We will try to avoid any behaviors which demean or disparage individuals on the basis of their membership in particular groups (e.g., sexual orientation, gender, political ideology, physical or mental capacity, age, race, class, religion, etc.) We should all be able to expect a classroom community which is safe and comfortable. I would appreciate knowing if at any time you feel that something has been said or done which has interfered with your learning and participation in this class.
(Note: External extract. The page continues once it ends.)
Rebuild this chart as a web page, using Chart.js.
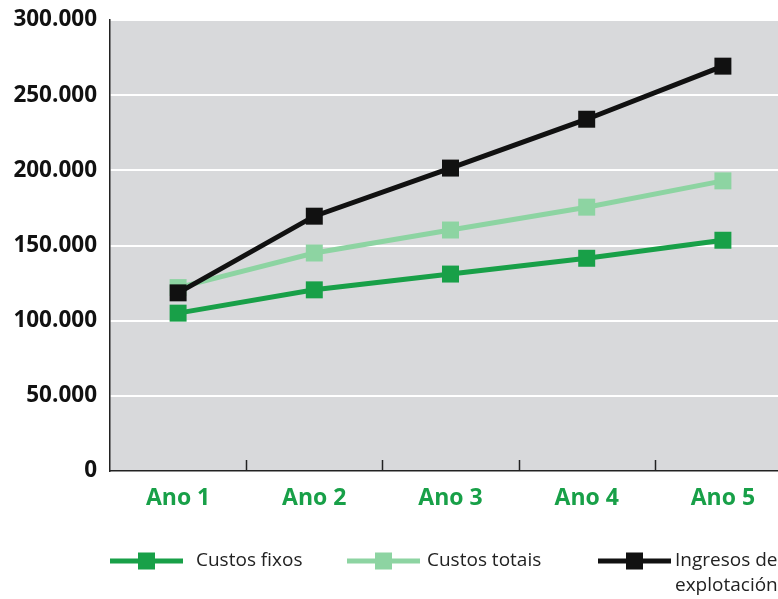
<!DOCTYPE html>
<html>
<head>
<meta charset="utf-8">
<script src="https://cdn.jsdelivr.net/npm/chart.js@4/dist/chart.umd.min.js"></script>
<style>
  html, body { margin: 0; padding: 0; background: #fff; overflow: hidden; }
  #wrap { width: 803px; height: 599px; }
</style>
</head>
<body>
<div id="wrap"><canvas id="c" width="803" height="599"></canvas></div>
<script>
const categories = ["Ano 1", "Ano 2", "Ano 3", "Ano 4", "Ano 5"];
const custosFixos = [105000, 120500, 131000, 141500, 153500];
const custosTotais = [122000, 145000, 160300, 175500, 193000];
const ingresos = [118500, 169500, 201500, 234000, 269300];
const seriesNames = [["Custos fixos"], ["Custos totais"], ["Ingresos de", "explotación"]];
const yTicks = [0, 50000, 100000, 150000, 200000, 250000, 300000];

const GREEN = "#18a048";
const LIGHT = "#8dd4a2";
const BLACK = "#111111";

function fmt(v) {
  return String(v).replace(/\B(?=(\d{3})+(?!\d))/g, ".");
}

const plotBg = {
  id: "plotBg",
  beforeDraw(chart) {
    const { ctx, chartArea: a } = chart;
    ctx.save();
    ctx.fillStyle = "#d8d9db";
    ctx.fillRect(a.left, a.top, a.right - a.left, a.bottom - a.top);
    ctx.restore();
  }
};

// small tick marks pointing up from the x axis between categories
const innerTicks = {
  id: "innerTicks",
  afterDraw(chart) {
    const { ctx, chartArea: a } = chart;
    const x = chart.scales.x;
    ctx.save();
    ctx.strokeStyle = "#222";
    ctx.lineWidth = 1.5;
    for (let i = 0; i < categories.length - 1; i++) {
      const px = Math.round((x.getPixelForValue(i) + x.getPixelForValue(i + 1)) / 2) + 0.5;
      ctx.beginPath();
      ctx.moveTo(px, a.bottom);
      ctx.lineTo(px, a.bottom - 11);
      ctx.stroke();
    }
    ctx.restore();
  }
};

const legendBox = {
  id: "legendBox",
  afterDraw(chart) {
    const { ctx } = chart;
    const starts = [110, 347, 598];
    const textX = [196, 427, 675];
    const y = 561;
    ctx.save();
    [0, 1, 2].forEach(i => {
      const d = chart.data.datasets.find(s => s.idx === i);
      const x0 = starts[i];
      ctx.strokeStyle = d.borderColor;
      ctx.lineWidth = 5;
      ctx.beginPath();
      ctx.moveTo(x0, y);
      ctx.lineTo(x0 + 73, y);
      ctx.stroke();
      ctx.fillStyle = d.borderColor;
      ctx.fillRect(x0 + 28, y - 8.5, 17, 17);
      ctx.fillStyle = "#222";
      ctx.font = "19px 'Open Sans'";
      ctx.textBaseline = "middle";
      seriesNames[i].forEach((line, j) => {
        ctx.fillText(line, textX[i], y + j * 25);
      });
    });
    ctx.restore();
  }
};

function ds(idx, data, color, order) {
  return {
    idx: idx,
    label: seriesNames[idx].join(" "),
    data: data,
    order: order,
    borderColor: color,
    backgroundColor: color,
    borderWidth: 5,
    pointStyle: "rect",
    pointRadius: 12,
    pointHoverRadius: 12,
    pointBorderWidth: 0,
    pointBackgroundColor: color,
    tension: 0,
    fill: false
  };
}

new Chart(document.getElementById("c"), {
  type: "line",
  data: {
    labels: categories,
    datasets: [
      ds(0, custosFixos, GREEN, 1),
      ds(1, custosTotais, LIGHT, 2),
      ds(2, ingresos, BLACK, 0)
    ]
  },
  options: {
    responsive: false,
    animation: false,
    layout: { padding: { top: 20, right: 0, bottom: 70, left: 0 } },
    plugins: { legend: { display: false }, tooltip: { enabled: false } },
    scales: {
      x: {
        offset: true,
        grid: { display: false, drawTicks: false },
        border: { display: true, color: "#222", width: 1.5 },
        ticks: {
          color: GREEN,
          font: { family: "'Open Sans'", size: 23, weight: "bold" },
          padding: 14
        },
        afterFit(s) { s.height = 58; s.paddingLeft = 0; s.paddingRight = 0; }
      },
      y: {
        min: 0,
        max: 300000,
        afterBuildTicks(s) { s.ticks = yTicks.map(v => ({ value: v })); },
        grid: { color: "#ffffff", lineWidth: 2, drawTicks: false },
        border: { display: true, color: "#222", width: 1.5 },
        ticks: {
          color: "#111",
          font: { family: "'Open Sans'", size: 22.5, weight: "bold" },
          padding: 13,
          callback: v => fmt(v)
        },
        afterFit(s) { s.width = 110; s.paddingTop = 0; s.paddingBottom = 0; }
      }
    }
  },
  plugins: [plotBg, innerTicks, legendBox]
});
</script>
</body>
</html>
Honesty: I expect you to do your own work, to take credit for your insights and creative answers and to take responsibility for reconsidering your own misinterpretations or errors. Consult the Miami University Student Handbook about cheating and other forms of academic dishonesty, but be warned that I do not take issues of academic dishonesty lightly. Penalties range from failure on an assignment to failure in the course. Tempted by the term papers available (@$6.00-9.00 a page) on the Web? Don't be. Bear this in mind: 1) it is dishonest to claim as your own work which you have not in fact done; 2) how do you know that the author of the paper knew what s/he was doing, looked at reputable sources, didn't plagiarize something we have written or a scholar whose work we know well has written; 3) we spend our time doing literary analysis, i.e., studying texts; what are the odds that we cannot detect plagiarism, and are you really willing to risk the consequences of our discovering it? Not sure what plagiarism is or if you have inadvertently committed it? Look at this site.

Finally: If you have a condition of any kind that will affect your ability to do the work assigned in this course, please see us within the first week of class. This self-disclosure will enable us to make adjustments that will allow all students to participate fully and equitably.